• Exercise requirements
Count every line of the material that holds the string "chart". Respond with the total only.

--- BEGIN ---

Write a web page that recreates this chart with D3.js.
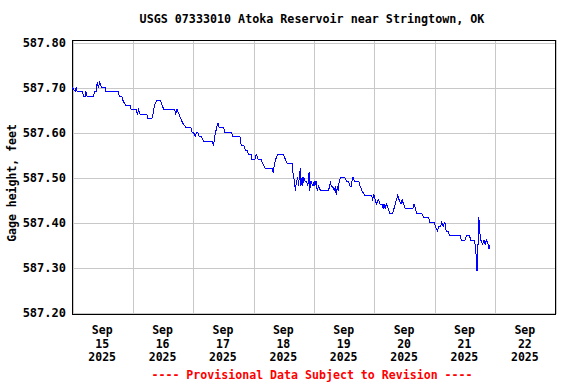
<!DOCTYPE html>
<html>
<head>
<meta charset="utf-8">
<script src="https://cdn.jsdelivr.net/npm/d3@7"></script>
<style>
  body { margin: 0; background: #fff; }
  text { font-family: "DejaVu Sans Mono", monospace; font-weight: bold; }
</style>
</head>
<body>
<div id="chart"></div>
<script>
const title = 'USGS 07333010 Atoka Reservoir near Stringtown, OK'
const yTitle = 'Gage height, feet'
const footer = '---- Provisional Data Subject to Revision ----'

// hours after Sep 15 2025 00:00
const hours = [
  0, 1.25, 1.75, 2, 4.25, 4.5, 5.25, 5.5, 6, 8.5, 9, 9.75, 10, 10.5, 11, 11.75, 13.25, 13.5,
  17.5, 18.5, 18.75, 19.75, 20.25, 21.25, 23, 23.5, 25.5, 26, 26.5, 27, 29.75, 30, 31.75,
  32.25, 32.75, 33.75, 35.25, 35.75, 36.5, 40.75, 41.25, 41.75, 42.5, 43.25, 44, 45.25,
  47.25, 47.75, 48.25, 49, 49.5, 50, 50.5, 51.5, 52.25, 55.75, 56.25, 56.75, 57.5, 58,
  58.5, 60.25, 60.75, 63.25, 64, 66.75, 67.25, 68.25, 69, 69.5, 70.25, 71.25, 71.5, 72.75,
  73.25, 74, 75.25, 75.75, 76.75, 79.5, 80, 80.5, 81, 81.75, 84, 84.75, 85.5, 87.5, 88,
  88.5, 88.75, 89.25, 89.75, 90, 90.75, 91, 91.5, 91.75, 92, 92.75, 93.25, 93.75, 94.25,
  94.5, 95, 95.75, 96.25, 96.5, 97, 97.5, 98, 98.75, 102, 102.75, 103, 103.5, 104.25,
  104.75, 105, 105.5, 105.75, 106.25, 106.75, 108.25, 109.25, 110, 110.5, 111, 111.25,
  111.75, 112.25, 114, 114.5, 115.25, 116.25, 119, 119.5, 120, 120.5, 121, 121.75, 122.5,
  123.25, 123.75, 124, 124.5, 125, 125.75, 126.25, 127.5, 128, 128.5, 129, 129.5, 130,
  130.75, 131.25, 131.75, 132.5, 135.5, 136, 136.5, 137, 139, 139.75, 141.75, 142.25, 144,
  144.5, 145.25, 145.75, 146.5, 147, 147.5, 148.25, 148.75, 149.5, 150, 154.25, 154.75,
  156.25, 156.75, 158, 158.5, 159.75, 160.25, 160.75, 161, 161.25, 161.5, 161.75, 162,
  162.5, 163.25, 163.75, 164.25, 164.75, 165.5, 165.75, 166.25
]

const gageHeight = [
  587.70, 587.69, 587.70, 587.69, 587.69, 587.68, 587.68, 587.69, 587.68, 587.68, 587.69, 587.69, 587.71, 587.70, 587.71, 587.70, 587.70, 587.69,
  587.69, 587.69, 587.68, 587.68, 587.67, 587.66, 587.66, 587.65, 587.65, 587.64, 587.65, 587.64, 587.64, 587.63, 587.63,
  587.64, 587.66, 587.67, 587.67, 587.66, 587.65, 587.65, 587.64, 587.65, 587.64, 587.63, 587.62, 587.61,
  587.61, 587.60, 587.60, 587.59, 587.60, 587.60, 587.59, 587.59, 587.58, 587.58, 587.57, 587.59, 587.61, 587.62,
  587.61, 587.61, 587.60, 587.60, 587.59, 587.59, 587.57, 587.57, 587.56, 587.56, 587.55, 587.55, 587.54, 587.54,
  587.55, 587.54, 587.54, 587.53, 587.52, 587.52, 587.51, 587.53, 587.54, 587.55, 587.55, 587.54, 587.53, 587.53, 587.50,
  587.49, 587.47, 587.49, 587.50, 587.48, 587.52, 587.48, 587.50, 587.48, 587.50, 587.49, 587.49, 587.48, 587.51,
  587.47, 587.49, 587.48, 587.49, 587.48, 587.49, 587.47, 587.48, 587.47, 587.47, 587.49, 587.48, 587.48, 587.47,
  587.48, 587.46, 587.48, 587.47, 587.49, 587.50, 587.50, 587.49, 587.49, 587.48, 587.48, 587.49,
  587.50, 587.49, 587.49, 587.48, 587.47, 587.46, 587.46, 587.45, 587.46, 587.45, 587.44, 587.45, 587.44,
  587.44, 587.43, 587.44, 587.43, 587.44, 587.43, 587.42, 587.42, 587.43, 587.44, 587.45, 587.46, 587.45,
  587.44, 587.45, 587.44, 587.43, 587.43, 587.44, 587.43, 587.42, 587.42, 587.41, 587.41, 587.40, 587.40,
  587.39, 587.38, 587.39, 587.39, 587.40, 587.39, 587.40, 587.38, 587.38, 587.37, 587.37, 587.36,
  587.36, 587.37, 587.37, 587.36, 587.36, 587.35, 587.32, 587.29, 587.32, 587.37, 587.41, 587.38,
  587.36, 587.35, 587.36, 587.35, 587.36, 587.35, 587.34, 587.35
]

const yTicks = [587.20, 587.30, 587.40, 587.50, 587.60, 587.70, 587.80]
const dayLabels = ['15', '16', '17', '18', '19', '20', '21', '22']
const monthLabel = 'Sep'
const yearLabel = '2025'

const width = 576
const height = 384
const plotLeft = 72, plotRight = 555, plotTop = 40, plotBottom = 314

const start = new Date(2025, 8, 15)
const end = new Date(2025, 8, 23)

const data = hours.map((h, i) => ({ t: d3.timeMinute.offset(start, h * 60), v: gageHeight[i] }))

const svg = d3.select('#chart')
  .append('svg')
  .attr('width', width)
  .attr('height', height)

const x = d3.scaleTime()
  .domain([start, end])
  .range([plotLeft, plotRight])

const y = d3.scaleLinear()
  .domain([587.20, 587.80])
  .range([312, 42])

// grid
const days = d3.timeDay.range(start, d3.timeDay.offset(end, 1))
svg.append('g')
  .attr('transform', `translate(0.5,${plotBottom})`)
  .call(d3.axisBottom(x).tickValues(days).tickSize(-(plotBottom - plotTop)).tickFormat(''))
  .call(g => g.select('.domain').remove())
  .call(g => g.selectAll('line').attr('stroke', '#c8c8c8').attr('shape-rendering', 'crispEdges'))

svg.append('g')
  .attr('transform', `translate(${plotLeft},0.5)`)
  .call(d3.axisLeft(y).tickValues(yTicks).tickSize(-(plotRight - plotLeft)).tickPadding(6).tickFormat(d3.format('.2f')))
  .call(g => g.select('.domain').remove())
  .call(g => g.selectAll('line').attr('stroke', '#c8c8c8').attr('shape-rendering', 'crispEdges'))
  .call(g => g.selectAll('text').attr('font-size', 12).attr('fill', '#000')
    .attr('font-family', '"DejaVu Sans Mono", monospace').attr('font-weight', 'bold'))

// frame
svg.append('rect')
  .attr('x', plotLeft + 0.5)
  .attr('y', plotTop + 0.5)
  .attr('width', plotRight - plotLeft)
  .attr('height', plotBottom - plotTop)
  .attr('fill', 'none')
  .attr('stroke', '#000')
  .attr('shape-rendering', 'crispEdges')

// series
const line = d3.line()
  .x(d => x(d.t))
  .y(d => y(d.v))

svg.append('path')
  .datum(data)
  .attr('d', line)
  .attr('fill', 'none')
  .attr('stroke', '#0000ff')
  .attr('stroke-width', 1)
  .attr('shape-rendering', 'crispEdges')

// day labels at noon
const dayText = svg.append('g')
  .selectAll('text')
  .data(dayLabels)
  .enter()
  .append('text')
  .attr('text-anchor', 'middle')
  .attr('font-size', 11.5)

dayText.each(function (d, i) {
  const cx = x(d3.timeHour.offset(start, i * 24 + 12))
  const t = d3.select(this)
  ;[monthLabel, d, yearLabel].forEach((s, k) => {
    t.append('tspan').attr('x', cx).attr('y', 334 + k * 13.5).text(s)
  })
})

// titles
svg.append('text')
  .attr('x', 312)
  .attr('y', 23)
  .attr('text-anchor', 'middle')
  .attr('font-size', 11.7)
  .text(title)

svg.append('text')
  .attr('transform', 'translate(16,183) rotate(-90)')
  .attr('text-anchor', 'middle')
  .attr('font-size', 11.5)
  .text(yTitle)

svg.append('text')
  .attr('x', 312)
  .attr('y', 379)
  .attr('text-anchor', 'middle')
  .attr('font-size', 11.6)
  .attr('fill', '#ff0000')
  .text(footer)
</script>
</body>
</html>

--- END ---

• Full answer
3